Code that draws figures:

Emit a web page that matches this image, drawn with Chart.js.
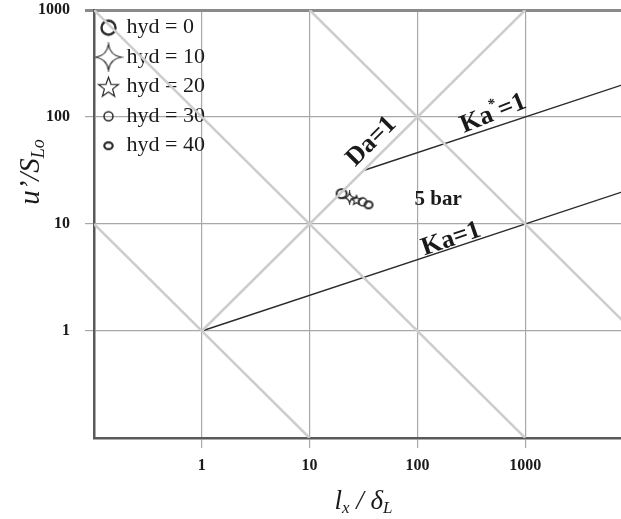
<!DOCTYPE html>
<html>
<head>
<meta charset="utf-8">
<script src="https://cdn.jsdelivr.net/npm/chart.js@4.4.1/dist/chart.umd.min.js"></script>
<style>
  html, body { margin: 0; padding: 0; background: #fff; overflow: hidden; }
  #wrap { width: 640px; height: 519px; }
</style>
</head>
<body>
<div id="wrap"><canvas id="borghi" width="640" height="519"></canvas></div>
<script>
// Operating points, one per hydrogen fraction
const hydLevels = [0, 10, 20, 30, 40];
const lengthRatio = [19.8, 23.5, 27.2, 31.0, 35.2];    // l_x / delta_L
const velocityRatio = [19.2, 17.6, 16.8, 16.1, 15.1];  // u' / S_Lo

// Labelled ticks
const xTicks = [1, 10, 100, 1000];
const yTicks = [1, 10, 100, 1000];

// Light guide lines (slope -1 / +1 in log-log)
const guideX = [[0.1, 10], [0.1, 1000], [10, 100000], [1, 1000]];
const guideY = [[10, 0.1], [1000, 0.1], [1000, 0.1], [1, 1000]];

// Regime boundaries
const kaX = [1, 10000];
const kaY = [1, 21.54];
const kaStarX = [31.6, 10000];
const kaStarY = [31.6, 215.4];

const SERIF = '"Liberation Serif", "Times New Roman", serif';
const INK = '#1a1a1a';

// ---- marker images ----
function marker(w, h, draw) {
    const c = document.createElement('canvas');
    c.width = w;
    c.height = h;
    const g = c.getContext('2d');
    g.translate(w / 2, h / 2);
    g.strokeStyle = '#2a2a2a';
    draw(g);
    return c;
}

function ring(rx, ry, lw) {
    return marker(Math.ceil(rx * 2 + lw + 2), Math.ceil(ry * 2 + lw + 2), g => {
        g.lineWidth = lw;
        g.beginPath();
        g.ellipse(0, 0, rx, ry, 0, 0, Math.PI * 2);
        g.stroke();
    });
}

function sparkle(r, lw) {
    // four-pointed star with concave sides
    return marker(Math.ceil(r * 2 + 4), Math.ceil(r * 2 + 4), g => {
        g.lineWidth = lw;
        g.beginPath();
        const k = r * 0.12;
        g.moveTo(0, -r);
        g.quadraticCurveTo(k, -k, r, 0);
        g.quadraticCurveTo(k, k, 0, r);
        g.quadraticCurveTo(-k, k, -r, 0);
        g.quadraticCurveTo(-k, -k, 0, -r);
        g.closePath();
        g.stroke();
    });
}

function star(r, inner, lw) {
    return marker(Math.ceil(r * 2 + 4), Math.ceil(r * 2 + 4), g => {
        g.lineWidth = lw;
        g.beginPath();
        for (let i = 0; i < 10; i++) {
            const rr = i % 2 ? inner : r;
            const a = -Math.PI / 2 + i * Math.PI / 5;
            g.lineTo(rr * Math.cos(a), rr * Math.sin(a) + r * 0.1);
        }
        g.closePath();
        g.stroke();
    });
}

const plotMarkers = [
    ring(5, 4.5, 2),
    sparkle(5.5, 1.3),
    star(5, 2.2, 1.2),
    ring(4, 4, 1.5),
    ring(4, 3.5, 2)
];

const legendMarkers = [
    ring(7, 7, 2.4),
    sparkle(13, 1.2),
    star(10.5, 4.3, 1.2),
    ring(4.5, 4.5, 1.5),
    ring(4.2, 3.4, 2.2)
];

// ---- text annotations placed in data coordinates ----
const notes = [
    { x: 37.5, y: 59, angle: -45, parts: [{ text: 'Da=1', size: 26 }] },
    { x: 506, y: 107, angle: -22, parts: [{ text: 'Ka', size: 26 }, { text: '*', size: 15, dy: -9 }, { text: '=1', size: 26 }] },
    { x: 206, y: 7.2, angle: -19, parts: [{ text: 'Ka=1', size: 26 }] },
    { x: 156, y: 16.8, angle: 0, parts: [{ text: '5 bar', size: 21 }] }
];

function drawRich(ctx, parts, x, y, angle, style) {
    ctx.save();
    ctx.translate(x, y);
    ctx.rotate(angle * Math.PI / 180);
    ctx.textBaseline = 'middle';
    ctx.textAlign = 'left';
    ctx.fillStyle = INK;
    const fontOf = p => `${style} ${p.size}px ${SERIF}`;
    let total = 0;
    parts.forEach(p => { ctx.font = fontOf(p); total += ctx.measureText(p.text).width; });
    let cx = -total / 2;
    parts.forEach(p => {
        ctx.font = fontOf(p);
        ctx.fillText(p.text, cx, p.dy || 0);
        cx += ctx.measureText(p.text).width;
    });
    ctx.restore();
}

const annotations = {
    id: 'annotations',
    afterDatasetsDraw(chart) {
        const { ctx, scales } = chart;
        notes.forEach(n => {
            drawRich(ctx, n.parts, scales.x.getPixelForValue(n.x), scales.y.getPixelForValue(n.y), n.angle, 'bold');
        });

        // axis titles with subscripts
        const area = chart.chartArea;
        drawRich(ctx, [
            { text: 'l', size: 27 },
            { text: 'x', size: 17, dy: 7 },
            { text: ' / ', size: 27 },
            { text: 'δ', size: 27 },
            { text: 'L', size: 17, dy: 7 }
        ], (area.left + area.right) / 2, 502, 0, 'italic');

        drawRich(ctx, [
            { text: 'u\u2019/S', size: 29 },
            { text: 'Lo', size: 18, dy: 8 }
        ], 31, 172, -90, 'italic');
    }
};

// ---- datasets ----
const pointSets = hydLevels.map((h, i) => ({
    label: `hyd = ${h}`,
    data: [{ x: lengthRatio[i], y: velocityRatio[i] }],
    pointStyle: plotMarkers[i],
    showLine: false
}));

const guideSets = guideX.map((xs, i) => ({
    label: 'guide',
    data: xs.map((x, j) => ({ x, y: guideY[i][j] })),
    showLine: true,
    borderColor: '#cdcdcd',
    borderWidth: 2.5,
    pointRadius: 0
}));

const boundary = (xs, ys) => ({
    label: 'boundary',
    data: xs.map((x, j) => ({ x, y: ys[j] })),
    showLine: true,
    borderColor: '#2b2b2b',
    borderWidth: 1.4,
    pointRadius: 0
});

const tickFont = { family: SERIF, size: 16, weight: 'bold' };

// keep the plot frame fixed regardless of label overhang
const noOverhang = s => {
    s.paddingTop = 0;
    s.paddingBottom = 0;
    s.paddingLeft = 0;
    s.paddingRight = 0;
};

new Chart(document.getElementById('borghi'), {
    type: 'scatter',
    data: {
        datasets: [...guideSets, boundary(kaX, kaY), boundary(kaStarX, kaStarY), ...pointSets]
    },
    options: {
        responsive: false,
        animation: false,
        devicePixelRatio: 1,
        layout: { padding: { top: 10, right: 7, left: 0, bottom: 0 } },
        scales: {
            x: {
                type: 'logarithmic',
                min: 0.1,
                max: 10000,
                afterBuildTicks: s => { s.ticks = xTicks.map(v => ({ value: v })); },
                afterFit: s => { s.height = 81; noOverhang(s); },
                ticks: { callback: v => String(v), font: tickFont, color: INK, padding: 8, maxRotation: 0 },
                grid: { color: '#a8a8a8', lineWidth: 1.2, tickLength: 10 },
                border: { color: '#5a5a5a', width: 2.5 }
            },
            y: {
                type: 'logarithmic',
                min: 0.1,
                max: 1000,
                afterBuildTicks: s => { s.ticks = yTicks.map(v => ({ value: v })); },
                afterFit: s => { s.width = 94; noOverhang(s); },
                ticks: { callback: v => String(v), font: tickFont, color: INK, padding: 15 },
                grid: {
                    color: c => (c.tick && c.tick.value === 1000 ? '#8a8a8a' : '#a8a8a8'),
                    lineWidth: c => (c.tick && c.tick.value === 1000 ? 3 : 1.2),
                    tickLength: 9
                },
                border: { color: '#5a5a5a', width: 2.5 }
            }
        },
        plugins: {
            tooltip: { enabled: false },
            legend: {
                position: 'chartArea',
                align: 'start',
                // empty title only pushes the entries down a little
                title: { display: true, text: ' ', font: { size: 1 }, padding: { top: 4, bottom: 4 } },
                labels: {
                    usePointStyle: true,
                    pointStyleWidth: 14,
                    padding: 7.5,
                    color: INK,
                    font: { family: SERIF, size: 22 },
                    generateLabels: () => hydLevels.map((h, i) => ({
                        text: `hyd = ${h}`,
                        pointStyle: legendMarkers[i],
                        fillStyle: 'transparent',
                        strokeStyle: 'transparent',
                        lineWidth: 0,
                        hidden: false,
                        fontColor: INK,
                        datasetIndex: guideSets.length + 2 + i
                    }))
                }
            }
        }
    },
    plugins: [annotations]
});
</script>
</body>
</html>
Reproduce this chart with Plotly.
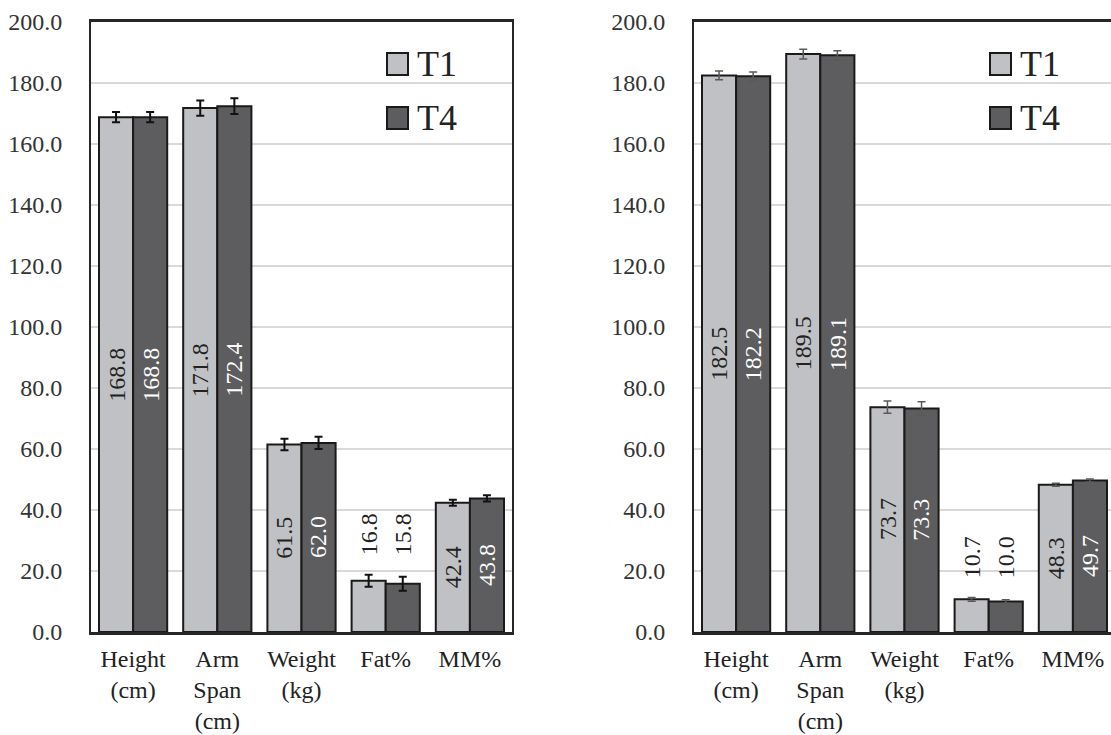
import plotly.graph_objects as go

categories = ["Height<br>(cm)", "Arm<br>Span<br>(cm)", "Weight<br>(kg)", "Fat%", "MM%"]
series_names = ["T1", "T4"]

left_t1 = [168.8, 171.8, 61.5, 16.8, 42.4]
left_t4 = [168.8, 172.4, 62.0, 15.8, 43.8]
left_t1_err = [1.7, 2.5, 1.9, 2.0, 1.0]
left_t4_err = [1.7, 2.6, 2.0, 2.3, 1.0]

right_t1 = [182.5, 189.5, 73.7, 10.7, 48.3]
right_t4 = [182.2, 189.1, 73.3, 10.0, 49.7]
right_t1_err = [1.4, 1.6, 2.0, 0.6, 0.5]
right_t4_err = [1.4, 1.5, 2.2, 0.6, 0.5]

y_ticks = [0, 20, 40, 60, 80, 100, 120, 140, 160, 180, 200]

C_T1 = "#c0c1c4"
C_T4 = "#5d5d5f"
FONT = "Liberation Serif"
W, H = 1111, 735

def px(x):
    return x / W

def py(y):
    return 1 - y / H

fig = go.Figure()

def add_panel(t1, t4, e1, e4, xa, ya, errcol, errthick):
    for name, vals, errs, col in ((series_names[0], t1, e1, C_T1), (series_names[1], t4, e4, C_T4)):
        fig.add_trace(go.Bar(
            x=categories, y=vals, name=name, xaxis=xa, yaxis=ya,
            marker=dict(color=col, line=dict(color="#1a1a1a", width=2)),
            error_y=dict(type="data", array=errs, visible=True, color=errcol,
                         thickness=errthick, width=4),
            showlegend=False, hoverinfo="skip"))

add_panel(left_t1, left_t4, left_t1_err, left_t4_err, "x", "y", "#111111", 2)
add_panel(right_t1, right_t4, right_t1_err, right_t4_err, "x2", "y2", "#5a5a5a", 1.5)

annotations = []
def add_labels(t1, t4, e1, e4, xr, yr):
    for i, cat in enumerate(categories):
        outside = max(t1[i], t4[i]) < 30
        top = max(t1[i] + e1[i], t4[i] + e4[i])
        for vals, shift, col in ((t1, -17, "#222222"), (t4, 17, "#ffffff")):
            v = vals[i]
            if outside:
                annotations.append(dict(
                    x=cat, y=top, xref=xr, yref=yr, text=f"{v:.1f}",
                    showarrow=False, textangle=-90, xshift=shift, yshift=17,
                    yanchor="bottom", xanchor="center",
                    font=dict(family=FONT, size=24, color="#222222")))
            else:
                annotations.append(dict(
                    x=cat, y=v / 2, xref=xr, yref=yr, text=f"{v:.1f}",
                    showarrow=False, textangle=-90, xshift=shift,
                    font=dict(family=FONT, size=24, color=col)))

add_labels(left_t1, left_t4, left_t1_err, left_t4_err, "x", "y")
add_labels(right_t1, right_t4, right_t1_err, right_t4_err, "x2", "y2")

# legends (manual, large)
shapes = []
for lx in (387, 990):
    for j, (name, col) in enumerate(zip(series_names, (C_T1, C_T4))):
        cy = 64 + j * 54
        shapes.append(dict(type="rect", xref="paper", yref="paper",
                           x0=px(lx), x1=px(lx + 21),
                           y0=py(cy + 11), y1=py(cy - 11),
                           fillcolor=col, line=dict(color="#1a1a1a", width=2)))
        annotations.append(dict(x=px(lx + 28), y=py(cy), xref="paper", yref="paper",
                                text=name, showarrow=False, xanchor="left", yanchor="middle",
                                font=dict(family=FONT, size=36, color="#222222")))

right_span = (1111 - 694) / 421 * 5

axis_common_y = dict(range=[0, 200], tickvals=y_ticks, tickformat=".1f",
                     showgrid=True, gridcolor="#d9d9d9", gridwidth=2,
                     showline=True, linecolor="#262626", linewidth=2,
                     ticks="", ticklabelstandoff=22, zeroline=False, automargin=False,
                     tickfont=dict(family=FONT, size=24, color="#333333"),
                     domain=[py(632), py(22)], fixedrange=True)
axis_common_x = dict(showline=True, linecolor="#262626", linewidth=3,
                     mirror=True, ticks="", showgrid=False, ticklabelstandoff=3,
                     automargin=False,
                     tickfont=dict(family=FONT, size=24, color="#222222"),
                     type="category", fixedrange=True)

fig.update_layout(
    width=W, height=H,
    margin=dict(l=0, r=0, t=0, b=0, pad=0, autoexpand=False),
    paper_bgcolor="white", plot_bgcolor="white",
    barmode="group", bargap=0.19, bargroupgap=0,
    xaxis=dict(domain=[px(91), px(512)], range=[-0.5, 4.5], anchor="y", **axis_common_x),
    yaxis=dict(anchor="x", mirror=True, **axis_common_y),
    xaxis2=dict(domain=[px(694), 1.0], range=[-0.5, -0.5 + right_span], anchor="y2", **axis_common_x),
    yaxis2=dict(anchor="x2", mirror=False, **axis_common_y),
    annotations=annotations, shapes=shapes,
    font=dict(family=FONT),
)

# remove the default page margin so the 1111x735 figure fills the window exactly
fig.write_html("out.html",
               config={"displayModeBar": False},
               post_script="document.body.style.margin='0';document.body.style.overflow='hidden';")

▶ _Goal_: Return exactly the lines from the one with "Reproduce this chart with Plotly." to the one with "font=dict(family=FONT, size=24, color=col)))", inclusive, and nothing else; skip the pictures.

▶ _Answer to the exercise_:
Reproduce this chart with Plotly.
import plotly.graph_objects as go

categories = ["Height<br>(cm)", "Arm<br>Span<br>(cm)", "Weight<br>(kg)", "Fat%", "MM%"]
series_names = ["T1", "T4"]

left_t1 = [168.8, 171.8, 61.5, 16.8, 42.4]
left_t4 = [168.8, 172.4, 62.0, 15.8, 43.8]
left_t1_err = [1.7, 2.5, 1.9, 2.0, 1.0]
left_t4_err = [1.7, 2.6, 2.0, 2.3, 1.0]

right_t1 = [182.5, 189.5, 73.7, 10.7, 48.3]
right_t4 = [182.2, 189.1, 73.3, 10.0, 49.7]
right_t1_err = [1.4, 1.6, 2.0, 0.6, 0.5]
right_t4_err = [1.4, 1.5, 2.2, 0.6, 0.5]

y_ticks = [0, 20, 40, 60, 80, 100, 120, 140, 160, 180, 200]

C_T1 = "#c0c1c4"
C_T4 = "#5d5d5f"
FONT = "Liberation Serif"
W, H = 1111, 735

def px(x):
    return x / W

def py(y):
    return 1 - y / H

fig = go.Figure()

def add_panel(t1, t4, e1, e4, xa, ya, errcol, errthick):
    for name, vals, errs, col in ((series_names[0], t1, e1, C_T1), (series_names[1], t4, e4, C_T4)):
        fig.add_trace(go.Bar(
            x=categories, y=vals, name=name, xaxis=xa, yaxis=ya,
            marker=dict(color=col, line=dict(color="#1a1a1a", width=2)),
            error_y=dict(type="data", array=errs, visible=True, color=errcol,
                         thickness=errthick, width=4),
            showlegend=False, hoverinfo="skip"))

add_panel(left_t1, left_t4, left_t1_err, left_t4_err, "x", "y", "#111111", 2)
add_panel(right_t1, right_t4, right_t1_err, right_t4_err, "x2", "y2", "#5a5a5a", 1.5)

annotations = []
def add_labels(t1, t4, e1, e4, xr, yr):
    for i, cat in enumerate(categories):
        outside = max(t1[i], t4[i]) < 30
        top = max(t1[i] + e1[i], t4[i] + e4[i])
        for vals, shift, col in ((t1, -17, "#222222"), (t4, 17, "#ffffff")):
            v = vals[i]
            if outside:
                annotations.append(dict(
                    x=cat, y=top, xref=xr, yref=yr, text=f"{v:.1f}",
                    showarrow=False, textangle=-90, xshift=shift, yshift=17,
                    yanchor="bottom", xanchor="center",
                    font=dict(family=FONT, size=24, color="#222222")))
            else:
                annotations.append(dict(
                    x=cat, y=v / 2, xref=xr, yref=yr, text=f"{v:.1f}",
                    showarrow=False, textangle=-90, xshift=shift,
                    font=dict(family=FONT, size=24, color=col)))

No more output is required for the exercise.